Roasty toasty in Puerto Rico



I am enjoying a week of teaching class in pleasantly warm Puerto Rico (consider what it’s like in Minnesota this time of year!) and their servings of thick coffee with real cream and sugar. Normally I drink it black, but here I’ve been asking for el café con leche y con azúcar. One of my students, Jorge Nieves, gave me the heads up on some good PR coffee brands. He should know from growing up on a coffee plantation. Here are Jorge’s recommendations: Garrido Expresso, Alto Grande and Yauco select. The Yauco website says that the “University of Puerto Rico scientists studying the proximity of our farms to the Caribbean Sea theorize that micro nutrients are brought from the sea to the farm by the Alisian winds.” I cannot find anything on “Alisian” winds, but they feel good wafting in on my beachfront balcony!

Jorge explains that one must pay more for Puerto Rican coffee due to the relatively high cost to harvest the beans. The cherries (like the ones I pictured at a botanical garden outside Tampa) must be hand picked. November is the peak of production in Puerto Rico.

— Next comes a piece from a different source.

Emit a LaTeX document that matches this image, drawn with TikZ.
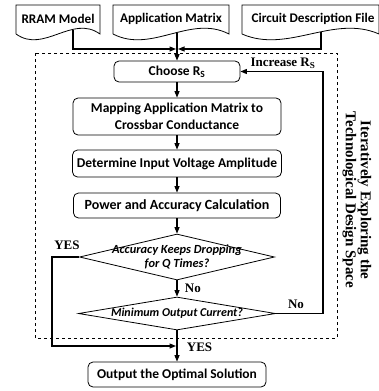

It seems to me that for this luxury of life the premium cost may actually add to its luster. However, Puerto Rican tourism officials may be overdosing on caffeine to think that their recent initiative for promoting coffee tourism will lure visitors inland from the lovely Caribbean beaches. On the other hand, how about a “surf and turf” vacation? That sounds good. After soaking up enough sun on the sand, then head for the hills and hit the haciendas. Now you’re talking! (I really should call it quits for the day on drinking coffee.)

PS. Here are some interesting stats on coffee that I read in my airline magazine* while en route to San Juan from Minneapolis:
— Coffee is known as “Joe” due to the US Secretary of Navy who in 1914 banned wine from officer’s mess – leaving only this hot, stimulating drink as an option.
— It’s estimated that 1.6 billion cups of coffee are drunk worldwide every day. However, because the volume of a “cup” varies, no one can say how much coffee this really is!
— The name Coffee is derived from “Kaffa” – a region in Ethiopia where in AD 800 a goatherd noticed his flock frolicking more than usual after eating certain berries. Fill in your joke here.
— From Ethiopia “Kaffa” became the drink of choice for Arabians and then Europeans. A Dutchman established a plantation in Java in 1696 – hence that became a nickname for this stimulating drink.
— Brazil is the leading country for coffee production — 36 million 60 kg bags per year.
— The manufacturer of Barcalounger claims they introduced coffee to the American workplace about a century ago in Buffalo. Didn’t they also invent spicy chicken wings?
— Coffee seems destined to continually rise in popularity for the USA as evidenced by an increase in consumption by 18 to 24 year olds from 2.5 cups in 2005 to 3.1 in 2007 and 3.2 for 2008. ** (Americans measure a cup as 8 ounces – that’s nothing!)
— The average American consumes 300 milligrams of caffeine per day.
— Does drinking coffee help you stay awake behind the wheel? A French study measured the number of times coffee-drinking drivers crossed the center line. Those who took it decaffeinated crossed the line 159 times versus only 29 by the ones who kept the jolt in their Joe. Viva la difference!

*Source: “The Power of Joe” by Nancy Oakley, Delta’s Sky magazine, November 2008 .

** To counteract this assertion, I offer this anecdotal evidence: In the population of my 5 offspring and 2 in-laws – all younger than 30 years old – only one drinks coffee. The others go for caffeinated soft drinks (300 mg at least every day, I am sure!).